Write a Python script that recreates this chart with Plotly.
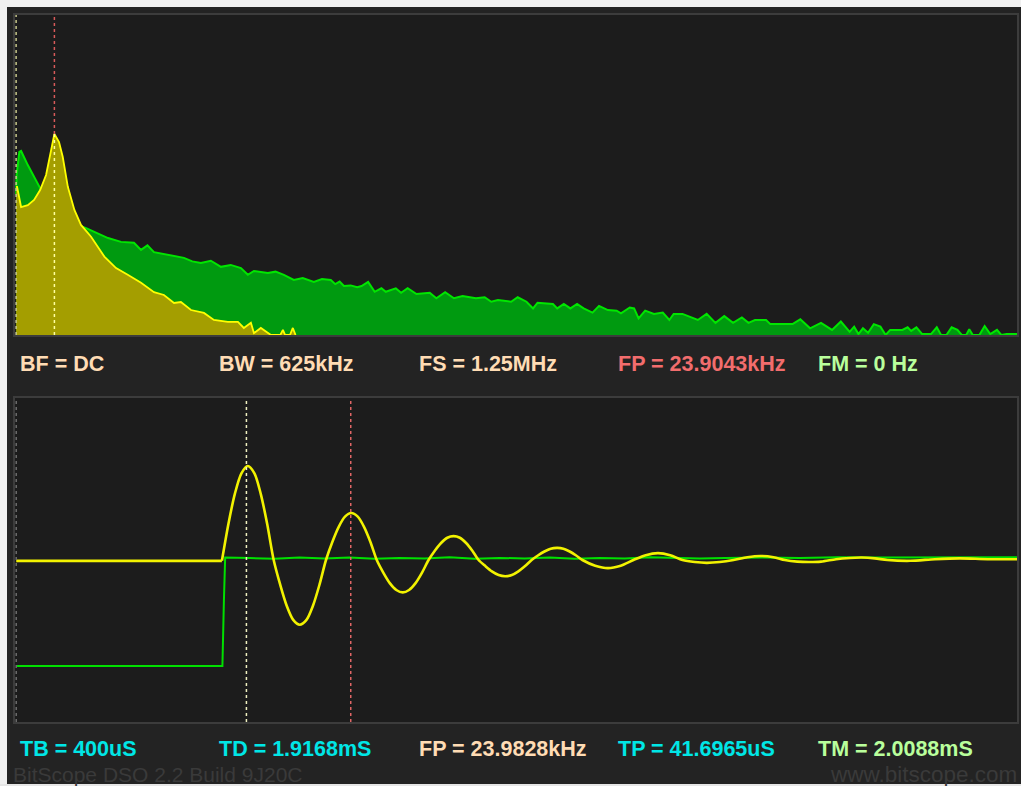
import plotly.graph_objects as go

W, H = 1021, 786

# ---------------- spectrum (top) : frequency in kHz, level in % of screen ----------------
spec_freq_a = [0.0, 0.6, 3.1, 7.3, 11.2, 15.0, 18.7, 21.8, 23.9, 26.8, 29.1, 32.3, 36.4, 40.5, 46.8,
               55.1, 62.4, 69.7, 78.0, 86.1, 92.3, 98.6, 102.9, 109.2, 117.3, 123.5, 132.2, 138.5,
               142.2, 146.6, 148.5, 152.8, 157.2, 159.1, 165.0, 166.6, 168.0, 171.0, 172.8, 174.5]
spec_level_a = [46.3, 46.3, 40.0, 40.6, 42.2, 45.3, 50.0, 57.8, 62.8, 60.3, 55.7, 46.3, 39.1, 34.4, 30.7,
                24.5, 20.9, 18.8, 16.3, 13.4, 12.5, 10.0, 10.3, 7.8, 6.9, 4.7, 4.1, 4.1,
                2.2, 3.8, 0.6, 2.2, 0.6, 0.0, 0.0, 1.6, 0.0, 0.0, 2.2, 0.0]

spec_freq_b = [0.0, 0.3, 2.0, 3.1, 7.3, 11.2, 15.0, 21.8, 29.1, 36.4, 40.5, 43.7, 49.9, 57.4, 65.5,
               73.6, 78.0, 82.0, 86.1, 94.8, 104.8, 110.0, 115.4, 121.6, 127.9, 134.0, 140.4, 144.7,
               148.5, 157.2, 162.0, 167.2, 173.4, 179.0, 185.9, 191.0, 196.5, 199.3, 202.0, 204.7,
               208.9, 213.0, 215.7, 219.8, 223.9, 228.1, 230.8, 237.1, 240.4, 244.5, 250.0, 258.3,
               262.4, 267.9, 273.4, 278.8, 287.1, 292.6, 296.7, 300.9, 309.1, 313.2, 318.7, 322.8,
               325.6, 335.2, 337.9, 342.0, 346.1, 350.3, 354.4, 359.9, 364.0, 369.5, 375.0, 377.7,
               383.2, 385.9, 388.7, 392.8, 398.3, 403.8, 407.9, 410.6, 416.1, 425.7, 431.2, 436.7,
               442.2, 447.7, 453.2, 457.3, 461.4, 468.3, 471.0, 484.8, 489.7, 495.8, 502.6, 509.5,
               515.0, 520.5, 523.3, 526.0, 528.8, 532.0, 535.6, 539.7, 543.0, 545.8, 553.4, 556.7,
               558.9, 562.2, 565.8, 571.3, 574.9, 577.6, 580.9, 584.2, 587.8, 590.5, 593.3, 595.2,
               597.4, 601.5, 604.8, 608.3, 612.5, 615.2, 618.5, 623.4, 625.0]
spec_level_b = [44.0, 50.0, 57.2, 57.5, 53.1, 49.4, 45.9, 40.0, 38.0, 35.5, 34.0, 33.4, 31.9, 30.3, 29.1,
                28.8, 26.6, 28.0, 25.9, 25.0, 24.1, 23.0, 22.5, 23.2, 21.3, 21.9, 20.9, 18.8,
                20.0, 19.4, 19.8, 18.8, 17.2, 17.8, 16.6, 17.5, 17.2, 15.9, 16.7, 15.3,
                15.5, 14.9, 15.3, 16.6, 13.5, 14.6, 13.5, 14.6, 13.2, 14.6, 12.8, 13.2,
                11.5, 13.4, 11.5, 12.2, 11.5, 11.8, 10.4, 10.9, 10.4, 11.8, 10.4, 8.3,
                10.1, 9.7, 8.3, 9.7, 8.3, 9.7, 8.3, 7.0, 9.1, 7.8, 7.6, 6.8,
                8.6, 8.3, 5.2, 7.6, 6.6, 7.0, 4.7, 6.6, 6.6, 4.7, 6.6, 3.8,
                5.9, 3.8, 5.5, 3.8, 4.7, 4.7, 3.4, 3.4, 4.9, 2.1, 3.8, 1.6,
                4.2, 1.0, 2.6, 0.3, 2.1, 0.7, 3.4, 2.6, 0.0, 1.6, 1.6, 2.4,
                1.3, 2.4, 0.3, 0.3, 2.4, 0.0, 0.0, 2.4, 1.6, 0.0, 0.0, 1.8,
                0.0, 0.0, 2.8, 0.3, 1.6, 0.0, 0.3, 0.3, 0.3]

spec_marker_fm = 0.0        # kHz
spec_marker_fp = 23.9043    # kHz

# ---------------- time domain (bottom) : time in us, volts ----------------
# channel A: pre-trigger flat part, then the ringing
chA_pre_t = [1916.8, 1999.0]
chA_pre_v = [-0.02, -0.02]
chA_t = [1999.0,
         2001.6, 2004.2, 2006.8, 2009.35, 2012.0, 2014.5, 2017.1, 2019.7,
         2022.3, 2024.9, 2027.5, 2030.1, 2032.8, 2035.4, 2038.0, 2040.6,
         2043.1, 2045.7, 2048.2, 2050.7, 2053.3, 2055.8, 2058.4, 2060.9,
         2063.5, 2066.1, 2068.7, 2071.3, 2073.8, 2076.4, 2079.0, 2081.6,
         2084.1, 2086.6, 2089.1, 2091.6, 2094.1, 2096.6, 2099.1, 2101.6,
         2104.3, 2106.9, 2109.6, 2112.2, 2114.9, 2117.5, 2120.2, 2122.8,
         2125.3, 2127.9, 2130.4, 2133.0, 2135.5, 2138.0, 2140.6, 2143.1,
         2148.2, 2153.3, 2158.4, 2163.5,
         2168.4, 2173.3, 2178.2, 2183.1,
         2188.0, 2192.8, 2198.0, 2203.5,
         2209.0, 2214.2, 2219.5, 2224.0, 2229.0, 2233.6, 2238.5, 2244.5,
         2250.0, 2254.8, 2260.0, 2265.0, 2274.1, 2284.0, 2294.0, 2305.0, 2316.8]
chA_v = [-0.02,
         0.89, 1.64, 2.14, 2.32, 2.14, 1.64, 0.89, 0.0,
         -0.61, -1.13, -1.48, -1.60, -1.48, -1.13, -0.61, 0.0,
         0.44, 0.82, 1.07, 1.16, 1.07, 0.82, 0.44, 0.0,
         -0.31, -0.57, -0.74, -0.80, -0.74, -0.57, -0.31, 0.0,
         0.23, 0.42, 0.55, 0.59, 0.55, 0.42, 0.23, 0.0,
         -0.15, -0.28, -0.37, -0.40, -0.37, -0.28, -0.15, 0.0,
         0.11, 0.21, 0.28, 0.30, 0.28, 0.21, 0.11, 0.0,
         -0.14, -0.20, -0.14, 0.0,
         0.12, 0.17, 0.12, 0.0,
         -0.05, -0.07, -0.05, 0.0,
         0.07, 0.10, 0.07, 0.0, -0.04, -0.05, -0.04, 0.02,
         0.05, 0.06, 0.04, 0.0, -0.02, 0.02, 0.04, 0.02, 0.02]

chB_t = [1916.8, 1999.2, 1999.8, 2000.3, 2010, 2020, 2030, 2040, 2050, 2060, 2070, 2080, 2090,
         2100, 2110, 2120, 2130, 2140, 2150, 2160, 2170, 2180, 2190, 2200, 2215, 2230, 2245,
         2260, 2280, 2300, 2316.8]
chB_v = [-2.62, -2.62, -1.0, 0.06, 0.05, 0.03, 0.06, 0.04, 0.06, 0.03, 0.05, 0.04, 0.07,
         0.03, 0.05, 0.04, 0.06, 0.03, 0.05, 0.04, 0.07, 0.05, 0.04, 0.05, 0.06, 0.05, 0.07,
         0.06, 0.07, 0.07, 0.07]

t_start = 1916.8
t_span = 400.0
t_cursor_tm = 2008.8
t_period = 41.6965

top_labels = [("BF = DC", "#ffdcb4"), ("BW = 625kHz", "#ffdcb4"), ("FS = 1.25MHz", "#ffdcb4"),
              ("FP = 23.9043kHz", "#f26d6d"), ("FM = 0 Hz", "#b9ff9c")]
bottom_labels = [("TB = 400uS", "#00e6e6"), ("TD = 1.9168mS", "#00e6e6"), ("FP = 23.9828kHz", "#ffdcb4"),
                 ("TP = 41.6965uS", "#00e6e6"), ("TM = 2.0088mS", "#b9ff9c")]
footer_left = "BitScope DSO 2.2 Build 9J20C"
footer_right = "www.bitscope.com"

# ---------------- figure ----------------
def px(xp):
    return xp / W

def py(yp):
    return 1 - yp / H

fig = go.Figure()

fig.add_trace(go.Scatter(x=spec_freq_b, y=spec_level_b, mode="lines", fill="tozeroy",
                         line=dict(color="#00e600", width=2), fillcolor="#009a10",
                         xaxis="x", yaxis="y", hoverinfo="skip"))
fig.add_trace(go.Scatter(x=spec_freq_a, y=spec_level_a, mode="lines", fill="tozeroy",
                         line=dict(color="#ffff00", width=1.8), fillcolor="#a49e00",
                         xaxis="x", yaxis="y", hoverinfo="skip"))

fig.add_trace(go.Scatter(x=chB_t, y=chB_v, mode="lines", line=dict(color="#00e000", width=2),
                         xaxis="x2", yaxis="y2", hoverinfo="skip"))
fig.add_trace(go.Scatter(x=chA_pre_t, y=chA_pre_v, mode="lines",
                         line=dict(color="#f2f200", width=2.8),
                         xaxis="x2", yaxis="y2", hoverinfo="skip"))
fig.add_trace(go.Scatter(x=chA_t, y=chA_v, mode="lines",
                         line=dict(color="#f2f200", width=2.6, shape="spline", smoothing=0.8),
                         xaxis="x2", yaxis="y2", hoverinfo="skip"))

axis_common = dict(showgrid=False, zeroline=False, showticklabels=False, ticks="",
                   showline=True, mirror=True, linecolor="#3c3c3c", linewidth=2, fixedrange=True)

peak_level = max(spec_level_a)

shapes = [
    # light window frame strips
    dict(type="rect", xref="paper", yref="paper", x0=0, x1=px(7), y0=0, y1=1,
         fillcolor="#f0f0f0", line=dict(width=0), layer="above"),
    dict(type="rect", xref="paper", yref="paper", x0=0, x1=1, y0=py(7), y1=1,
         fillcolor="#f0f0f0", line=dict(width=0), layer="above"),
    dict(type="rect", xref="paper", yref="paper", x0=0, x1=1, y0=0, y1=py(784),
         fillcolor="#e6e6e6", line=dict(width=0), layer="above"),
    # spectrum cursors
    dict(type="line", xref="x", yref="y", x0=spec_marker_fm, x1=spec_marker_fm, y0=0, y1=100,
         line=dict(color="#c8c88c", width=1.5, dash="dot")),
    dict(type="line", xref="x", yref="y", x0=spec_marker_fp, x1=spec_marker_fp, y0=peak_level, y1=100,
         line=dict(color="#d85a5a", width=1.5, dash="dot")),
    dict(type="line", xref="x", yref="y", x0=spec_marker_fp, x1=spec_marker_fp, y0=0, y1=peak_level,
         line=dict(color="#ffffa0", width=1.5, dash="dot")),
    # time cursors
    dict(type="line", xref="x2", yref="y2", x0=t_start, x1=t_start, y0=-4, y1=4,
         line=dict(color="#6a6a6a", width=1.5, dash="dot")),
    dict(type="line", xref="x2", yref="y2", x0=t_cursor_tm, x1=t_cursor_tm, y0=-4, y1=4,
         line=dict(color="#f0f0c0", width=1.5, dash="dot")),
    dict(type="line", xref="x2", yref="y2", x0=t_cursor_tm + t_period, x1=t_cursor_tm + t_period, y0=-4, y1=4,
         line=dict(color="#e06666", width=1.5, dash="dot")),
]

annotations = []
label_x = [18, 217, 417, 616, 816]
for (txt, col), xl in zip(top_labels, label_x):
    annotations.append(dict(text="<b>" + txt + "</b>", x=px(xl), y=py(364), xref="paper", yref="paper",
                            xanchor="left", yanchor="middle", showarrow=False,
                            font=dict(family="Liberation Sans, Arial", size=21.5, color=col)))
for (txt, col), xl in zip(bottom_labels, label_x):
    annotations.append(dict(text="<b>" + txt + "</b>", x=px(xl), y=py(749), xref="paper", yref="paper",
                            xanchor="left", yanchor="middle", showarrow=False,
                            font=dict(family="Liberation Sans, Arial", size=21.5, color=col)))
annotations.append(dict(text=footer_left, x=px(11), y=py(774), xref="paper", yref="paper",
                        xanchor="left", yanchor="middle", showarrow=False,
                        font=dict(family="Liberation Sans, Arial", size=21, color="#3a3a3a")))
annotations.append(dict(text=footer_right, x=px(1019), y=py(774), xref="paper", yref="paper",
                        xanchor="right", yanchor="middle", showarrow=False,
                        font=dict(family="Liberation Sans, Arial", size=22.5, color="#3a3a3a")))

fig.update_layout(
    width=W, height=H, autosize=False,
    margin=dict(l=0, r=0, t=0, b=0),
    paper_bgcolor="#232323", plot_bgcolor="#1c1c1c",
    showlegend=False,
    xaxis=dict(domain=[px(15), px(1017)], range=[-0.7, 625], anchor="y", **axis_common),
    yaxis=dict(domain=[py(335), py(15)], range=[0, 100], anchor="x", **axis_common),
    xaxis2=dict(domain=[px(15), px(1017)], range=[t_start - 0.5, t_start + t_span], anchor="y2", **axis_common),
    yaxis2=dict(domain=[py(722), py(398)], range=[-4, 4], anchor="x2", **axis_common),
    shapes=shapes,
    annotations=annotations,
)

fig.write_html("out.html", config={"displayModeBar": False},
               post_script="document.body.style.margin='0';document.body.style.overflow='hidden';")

⁂

> [Direction]: Only lines belong in the copy: transcribe those from the start of the data through the line that contains "W, H = 1021, 786", and skip the pictures.

> [Answer for the task]:
Write a Python script that recreates this chart with Plotly.
import plotly.graph_objects as go

W, H = 1021, 786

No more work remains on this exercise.